Natixis, another active lender in the Seattle MSA, has racked up more than $700 million in primarily office originations over the past few years, Michael Magner, the head of U.S. loan originations, said. The bank recently provided a $220 million CMBS refinance to New York-based RFR Holding and TriStar Capital for the Amazon Phase VII building at 400 Ninth Avenue North in the South Lake Union neighborhood. (Fun fact: Seattle boasting the lowest distress rate in CMBS among the top 15 most populous MSAs in the U.S.).

Active buyers in the market, RFR and TriStar also teamed up in 2017 to acquire Centre 425, a 16-story office property fully leased to Amazon, also in Bellevue. 

“With tech giants Amazon and Microsoft each occupying more than 10 million square feet in their Seattle-based corporate headquarters and Facebook and Google calling Seattle home for their HQ2 campuses, we will continue to expand our Seattle footprint,” David Edelstein, the president of TriStar Capital, said of the draw to the city at the time of the Centre 425 purchase.

Magner wasn’t at liberty to discuss the Amazon Phase VII property financing but said “I think the real hot spot has been South Lake Union. Bellevue has been the alternative and I think we’re seeing a lot of interest shift over to Bellevue, but there are still a lot of very interesting opportunities in South Lake.”

But with opportunity comes competition for deals, which has “definitely increased,” Magner said. “I think Seattle has become a much more well known, established market, whereas initially, maybe people weren’t quite identifying it as one of the major markets to be in. As it’s evolved, more and more investors are there, and they’re coming from all around the world. The notoriety of the market has increased and therefore the lending competition has also increased.”

Magner sees the reason the Seattle market is so hot as being twofold.

“It’s an interesting alternative to Silicon Valley, both from a cost perspective and a lifestyle perspective,” he said. That dynamic is luring in younger talent and also turning Seattle into a hub for engineering platforms; Mercedes Benz, for example, tapped a former Amazon software engineer to run its tech platform and J.P. Morgan Chase built a major technology engineering center in the city.

“You can see how the market is starting to establish itself as not just being a one-trick pony,” Magner said. 

And despite being heavily weighted toward the tech sector, the market is insulated via the diversification of the various tech platforms it houses, Magner said. 

“Facebook is different than Amazon, and Microsoft is different than both of them, too.
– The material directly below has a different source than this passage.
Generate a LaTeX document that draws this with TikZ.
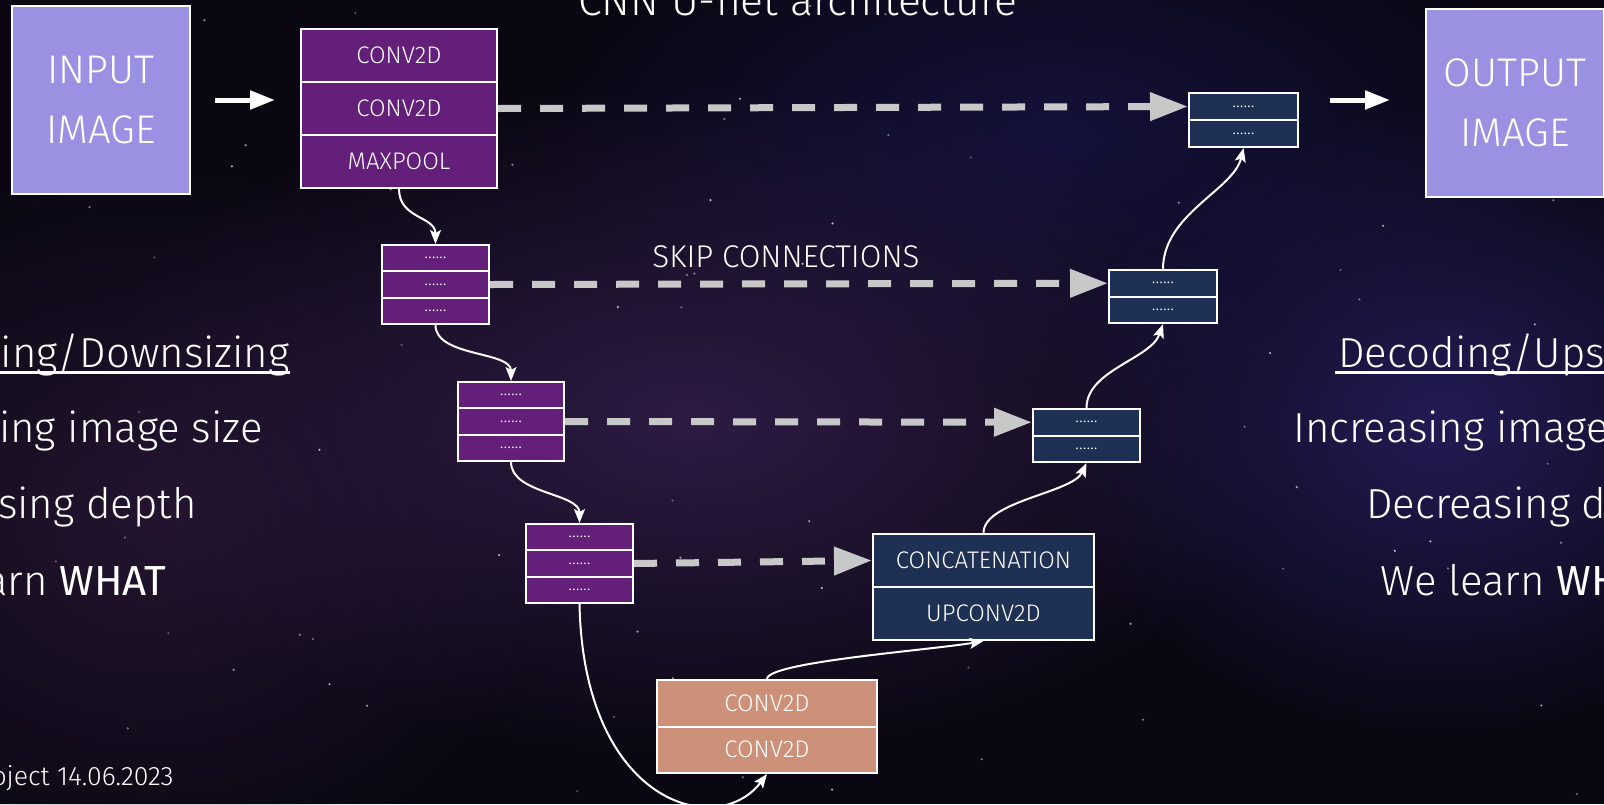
\documentclass[tikz,border=0pt]{standalone}
\usepackage{fontspec}
\setmainfont{Fira Sans Light}[BoldFont={Fira Sans}]
\usetikzlibrary{arrows.meta,fadings}
\definecolor{bgc}{HTML}{0A0712}
\definecolor{glowP}{HTML}{2E1B44}
\definecolor{glowB}{HTML}{221C55}
\definecolor{glowT}{HTML}{15123C}
\definecolor{glowL}{HTML}{24142F}
\definecolor{encP}{HTML}{631F79}
\definecolor{decN}{HTML}{1E3053}
\definecolor{botO}{HTML}{CD9079}
\definecolor{lav}{HTML}{9B91E2}
\definecolor{dashgray}{HTML}{C8C8C8}
\tikzfading[name=glowfade, inner color=transparent!0, outer color=transparent!100]
\begin{document}
\begin{tikzpicture}[x=0.5pt,y=-0.5pt,
  rowbox/.style={draw=white, line width=1pt, inner sep=0pt, anchor=north west, text=white},
  encrow/.style={rowbox, fill=encP, font=\fontsize{9}{9}\selectfont},
  decrow/.style={rowbox, fill=decN, font=\fontsize{9}{9}\selectfont},
  bigrow/.style={font=\fontsize{12}{14}\selectfont},
  imgbox/.style={draw=white, line width=1pt, fill=lav, text=white, inner sep=0pt, anchor=north west,
    minimum width=89pt, minimum height=94pt, align=center, font=\fontsize{20}{30}\selectfont},
  sidetext/.style={text=white, inner sep=0pt, font=\fontsize{21}{24}\selectfont},
  flow/.style={draw=white, line width=1pt, -{Stealth[length=7pt,width=5.5pt,inset=1.5pt]}},
  bigarrow/.style={draw=white, line width=2.5pt, -{Triangle[length=12.5pt,width=9pt]}},
  skipline/.style={draw=dashgray, line width=3.5pt, dash pattern=on 11.5pt off 9.5pt,
    -{Triangle[length=19pt,width=13.5pt]}}
]
\useasboundingbox (0,0) rectangle (1604,804);
\clip (0,0) rectangle (1604,804);
% background
\fill[bgc] (0,0) rectangle (1604,804);
\fill[glowL, path fading=glowfade] (150,520) ellipse (420 and 360);
\fill[glowT, path fading=glowfade] (1050,140) ellipse (520 and 260);
\fill[glowP, path fading=glowfade] (690,420) ellipse (620 and 340);
\fill[glowB, path fading=glowfade] (1440,420) ellipse (400 and 320);
\pgfmathsetseed{42}
\foreach \i in {1,...,80}{
  \pgfmathsetmacro\sx{rnd*1604}
  \pgfmathsetmacro\sy{rnd*804}
  \pgfmathsetmacro\so{0.25+0.5*rnd}
  \fill[white, opacity=\so] (\sx,\sy) circle (0.6pt);
}

% title
\node[text=white, anchor=base, inner sep=0pt, font=\fontsize{21.3}{24}\selectfont] (title) at (798,15) {CNN U-net architecture};

% input / output
\node[imgbox] (inp) at (11,5) {INPUT\\IMAGE};
\node[imgbox] (outimg) at (1425,8) {OUTPUT\\IMAGE};

% encoder block 1
\node[rowbox, fill=encP, bigrow, minimum width=98pt, minimum height=26.5pt] (e1a) at (300,28) {CONV2D};
\node[rowbox, fill=encP, bigrow, minimum width=98pt, minimum height=26.5pt] (e1b) at (300,81) {CONV2D};
\node[rowbox, fill=encP, bigrow, minimum width=98pt, minimum height=26.5pt] (e1c) at (300,134) {MAXPOOL};
% encoder block 2
\node[encrow, minimum width=53.5pt, minimum height=13.17pt] (e2a) at (381,244) {......};
\node[encrow, minimum width=53.5pt, minimum height=13.17pt] (e2b) at (381,270.33) {......};
\node[encrow, minimum width=53.5pt, minimum height=13.17pt] (e2c) at (381,296.67) {......};
% encoder block 3
\node[encrow, minimum width=53pt, minimum height=13.17pt] (e3a) at (457,381) {......};
\node[encrow, minimum width=53pt, minimum height=13.17pt] (e3b) at (457,407.33) {......};
\node[encrow, minimum width=53pt, minimum height=13.17pt] (e3c) at (457,433.67) {......};
% encoder block 4
\node[encrow, minimum width=53.5pt, minimum height=13.17pt] (e4a) at (525,523) {......};
\node[encrow, minimum width=53.5pt, minimum height=13.17pt] (e4b) at (525,549.33) {......};
\node[encrow, minimum width=53.5pt, minimum height=13.17pt] (e4c) at (525,575.67) {......};
% bottleneck
\node[rowbox, fill=botO, bigrow, minimum width=110pt, minimum height=23.25pt] (or1) at (656,679) {CONV2D};
\node[rowbox, fill=botO, bigrow, minimum width=110pt, minimum height=23.25pt] (or2) at (656,725.5) {CONV2D};
% decoder concat
\node[rowbox, fill=decN, bigrow, minimum width=110.5pt, minimum height=26.5pt] (cc1) at (872,533) {CONCATENATION};
\node[rowbox, fill=decN, bigrow, minimum width=110.5pt, minimum height=26.5pt] (cc2) at (872,586) {UPCONV2D};
% decoder 3
\node[decrow, minimum width=53.5pt, minimum height=13.25pt] (d3a) at (1032,408) {......};
\node[decrow, minimum width=53.5pt, minimum height=13.25pt] (d3b) at (1032,434.5) {......};
% decoder 2
\node[decrow, minimum width=54pt, minimum height=13.25pt] (d2a) at (1108,269) {......};
\node[decrow, minimum width=54pt, minimum height=13.25pt] (d2b) at (1108,295.5) {......};
% decoder 1
\node[decrow, minimum width=54.5pt, minimum height=13.5pt] (d1a) at (1188,92) {......};
\node[decrow, minimum width=54.5pt, minimum height=13.5pt] (d1b) at (1188,119) {......};

% skip label
\node[text=white, anchor=base, inner sep=0pt, font=\fontsize{15.7}{18}\selectfont] (skl) at (786,267) {SKIP CONNECTIONS};

% skip connections
\draw[skipline] (e1b.east) -- (d1a.west);
\draw[skipline] (e2b.east) -- (d2a.west);
\draw[skipline] (e3b.east) -- (d3a.west);
\draw[skipline] (e4b.east) -- (cc1.west);

% big arrows
\draw[bigarrow, shorten <=12pt, shorten >=12.5pt] (inp.east) -- (inp.east -| e1a.west);
\draw[bigarrow, shorten <=15.5pt, shorten >=17.5pt] (d1a.east |- inp.east) -- (outimg.west |- inp.east);

% flow connectors
\draw[flow] (e1c.south) .. controls +(0,30) and +(0,-28) .. (e2a.north);
\draw[flow] (e2c.south) .. controls +(0,32) and +(0,-30) .. (e3a.north);
\draw[flow] (e3c.south) .. controls +(0,32) and +(0,-30) .. (e4a.north);
\draw[flow] (e4c.south) .. controls +(4,200) and +(-50,66) .. (or2.south);
\draw[flow] (or1.north) .. controls +(0,-17) and +(-52,9) .. (cc2.south);
\draw[flow] (cc1.north) .. controls +(0,-32) and +(-14,30) .. (d3b.south);
\draw[flow] (d3a.north) .. controls +(0,-38) and +(-12,35) .. (d2b.south);
\draw[flow] (d2a.north) .. controls +(0,-55) and +(-10,42) .. (d1b.south);

% side texts left
\node[sidetext, anchor=base east] (l1) at (290,367) {ing/Downsizing};
\draw[white, line width=1.5pt] ([yshift=-2.5pt, xshift=-40pt]l1.base west) -- ([yshift=-2.5pt]l1.base east);
\node[sidetext, anchor=base east] (l2) at (263,442) {ing image size};
\node[sidetext, anchor=base east] (l3) at (197,518) {sing depth};
\node[sidetext, anchor=base east] (l4) at (167,595) {arn \textbf{WHAT}};
\node[text=white, inner sep=0pt, anchor=base east, font=\fontsize{13.3}{15}\selectfont] (foot) at (174,785) {oject 14.06.2023};
% side texts right
\node[sidetext, anchor=base west] (r1) at (1338,367) {Decoding/Ups};
\draw[white, line width=1.5pt] ([yshift=-2.5pt, xshift=-1.5pt]r1.base west) -- ([yshift=-2.5pt, xshift=40pt]r1.base east);
\node[sidetext, anchor=base west] (r2) at (1293,442) {Increasing image};
\node[sidetext, anchor=base west] (r3) at (1366,518) {Decreasing d};
\node[sidetext, anchor=base west] (r4) at (1380,595) {We learn \textbf{WH}};
\end{tikzpicture}
\end{document}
They’ve all got a different twist on tech,” he noted. 

Another source, who preferred not to be named as speaking anecdotally, offered another silver lining if there is ever a big blip in Amazon’s meteoric rise: He noted that the firms’ employees are sitting on a large amount of stock options, which they could opt to cash out should Amazon’s stock stall or begin to fall. 

“If employees start selling their stock and that will bring probably opportunity for significant household spending to be generated from liquidation of equity in the company,” the source said. 

A period where employees are selling Amazon stock seems very far away, but all signs point to Seattle being an investment and lending hive of activity from here on in. 

“My view is that Seattle is a long-term, mega-trend city,” Schocken said. “This long cycle that we have been in may go through an interruption, but we view Seattle as an outstanding investment opportunity.”